Requirements
For the records below, give the count of lines holding the word "this" and nothing more.

Records with drawing code:
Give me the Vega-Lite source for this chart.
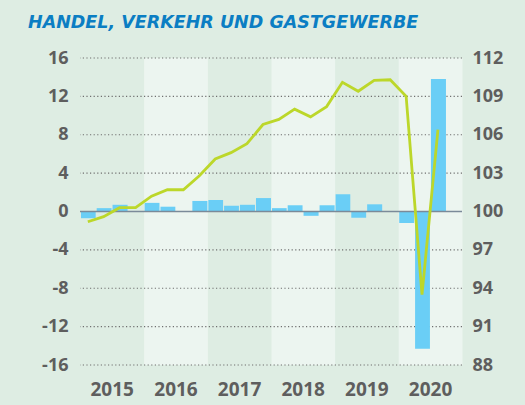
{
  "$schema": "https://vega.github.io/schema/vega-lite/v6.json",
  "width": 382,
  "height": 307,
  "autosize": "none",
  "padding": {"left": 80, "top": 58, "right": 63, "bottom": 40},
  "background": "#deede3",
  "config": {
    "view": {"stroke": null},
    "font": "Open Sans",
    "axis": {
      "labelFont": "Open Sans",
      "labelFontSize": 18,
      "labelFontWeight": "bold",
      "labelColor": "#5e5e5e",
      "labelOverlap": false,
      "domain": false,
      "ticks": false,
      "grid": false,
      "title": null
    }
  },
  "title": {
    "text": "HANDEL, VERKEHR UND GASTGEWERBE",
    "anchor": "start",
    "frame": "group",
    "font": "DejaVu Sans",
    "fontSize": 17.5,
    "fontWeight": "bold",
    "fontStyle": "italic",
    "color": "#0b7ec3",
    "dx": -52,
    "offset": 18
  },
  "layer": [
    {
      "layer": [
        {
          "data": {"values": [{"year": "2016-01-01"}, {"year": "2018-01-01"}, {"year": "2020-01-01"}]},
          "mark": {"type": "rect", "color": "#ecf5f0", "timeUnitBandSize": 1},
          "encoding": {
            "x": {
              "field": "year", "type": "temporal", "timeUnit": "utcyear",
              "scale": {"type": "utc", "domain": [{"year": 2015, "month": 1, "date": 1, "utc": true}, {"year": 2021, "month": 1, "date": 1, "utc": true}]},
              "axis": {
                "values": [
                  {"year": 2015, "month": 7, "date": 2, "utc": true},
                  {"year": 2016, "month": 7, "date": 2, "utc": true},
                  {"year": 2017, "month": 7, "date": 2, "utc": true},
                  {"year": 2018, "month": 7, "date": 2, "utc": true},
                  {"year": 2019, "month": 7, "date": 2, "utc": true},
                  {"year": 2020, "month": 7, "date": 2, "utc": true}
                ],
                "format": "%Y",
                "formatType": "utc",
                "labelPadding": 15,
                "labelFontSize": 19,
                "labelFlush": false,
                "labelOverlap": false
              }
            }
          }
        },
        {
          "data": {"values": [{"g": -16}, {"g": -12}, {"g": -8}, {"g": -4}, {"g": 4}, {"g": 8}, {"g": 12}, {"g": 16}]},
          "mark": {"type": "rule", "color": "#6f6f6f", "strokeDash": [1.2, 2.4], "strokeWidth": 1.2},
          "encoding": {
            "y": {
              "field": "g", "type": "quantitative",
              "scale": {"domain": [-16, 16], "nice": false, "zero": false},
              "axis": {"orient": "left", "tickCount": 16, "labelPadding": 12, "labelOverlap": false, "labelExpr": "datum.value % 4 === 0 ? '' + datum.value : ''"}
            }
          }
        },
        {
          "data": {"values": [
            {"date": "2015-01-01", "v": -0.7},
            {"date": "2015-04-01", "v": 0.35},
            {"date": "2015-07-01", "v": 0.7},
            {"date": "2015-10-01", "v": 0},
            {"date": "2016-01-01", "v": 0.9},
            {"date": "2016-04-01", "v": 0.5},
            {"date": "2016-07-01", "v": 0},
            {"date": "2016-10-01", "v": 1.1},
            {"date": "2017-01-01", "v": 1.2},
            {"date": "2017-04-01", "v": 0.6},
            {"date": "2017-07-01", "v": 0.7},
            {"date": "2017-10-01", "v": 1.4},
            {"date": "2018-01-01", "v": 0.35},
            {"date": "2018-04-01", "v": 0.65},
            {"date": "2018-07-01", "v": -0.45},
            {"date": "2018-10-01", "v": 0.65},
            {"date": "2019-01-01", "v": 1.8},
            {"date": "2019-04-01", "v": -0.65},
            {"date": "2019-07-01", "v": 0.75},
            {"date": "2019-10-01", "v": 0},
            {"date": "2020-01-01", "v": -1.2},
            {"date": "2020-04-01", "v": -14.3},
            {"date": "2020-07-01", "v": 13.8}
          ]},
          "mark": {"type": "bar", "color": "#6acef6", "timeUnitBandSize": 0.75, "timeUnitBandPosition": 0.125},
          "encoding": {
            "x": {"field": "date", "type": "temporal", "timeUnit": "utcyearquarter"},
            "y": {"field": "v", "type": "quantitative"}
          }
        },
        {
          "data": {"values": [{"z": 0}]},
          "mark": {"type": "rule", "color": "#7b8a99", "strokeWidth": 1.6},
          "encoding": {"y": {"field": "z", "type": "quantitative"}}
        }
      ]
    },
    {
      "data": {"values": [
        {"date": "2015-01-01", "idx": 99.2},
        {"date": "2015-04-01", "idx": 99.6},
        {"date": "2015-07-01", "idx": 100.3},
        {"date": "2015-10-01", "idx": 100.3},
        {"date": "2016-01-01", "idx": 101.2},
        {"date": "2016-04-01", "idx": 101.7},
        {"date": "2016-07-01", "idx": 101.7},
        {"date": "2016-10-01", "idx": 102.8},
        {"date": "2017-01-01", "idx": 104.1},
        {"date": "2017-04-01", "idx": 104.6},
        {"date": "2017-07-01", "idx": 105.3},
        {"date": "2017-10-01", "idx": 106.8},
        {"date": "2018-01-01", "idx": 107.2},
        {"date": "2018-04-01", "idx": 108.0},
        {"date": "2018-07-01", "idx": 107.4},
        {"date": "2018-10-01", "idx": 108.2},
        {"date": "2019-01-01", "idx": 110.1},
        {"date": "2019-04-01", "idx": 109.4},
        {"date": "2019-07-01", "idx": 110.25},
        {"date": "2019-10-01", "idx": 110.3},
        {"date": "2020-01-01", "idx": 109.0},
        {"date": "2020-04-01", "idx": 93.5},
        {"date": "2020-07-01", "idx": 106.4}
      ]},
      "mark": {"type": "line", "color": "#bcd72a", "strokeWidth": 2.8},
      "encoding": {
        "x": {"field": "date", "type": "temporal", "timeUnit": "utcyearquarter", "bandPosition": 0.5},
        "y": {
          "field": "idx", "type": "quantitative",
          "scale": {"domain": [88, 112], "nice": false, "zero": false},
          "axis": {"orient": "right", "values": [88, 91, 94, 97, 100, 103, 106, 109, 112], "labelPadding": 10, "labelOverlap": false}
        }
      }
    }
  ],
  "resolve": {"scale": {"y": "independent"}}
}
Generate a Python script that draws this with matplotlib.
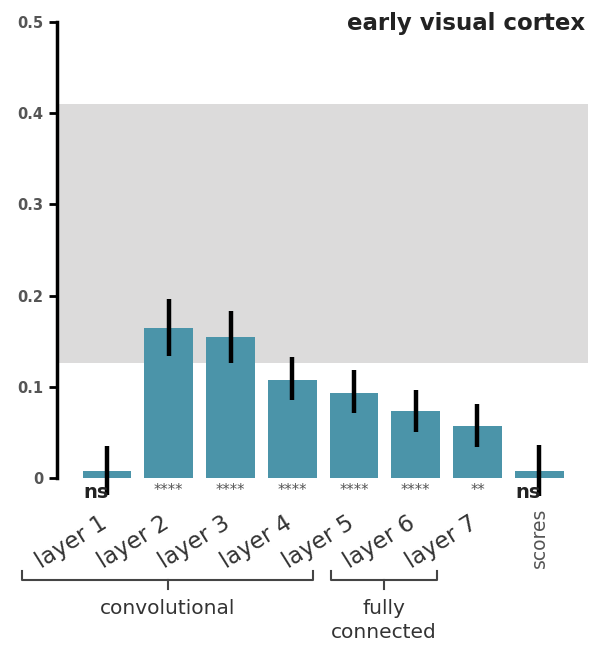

Final answer
2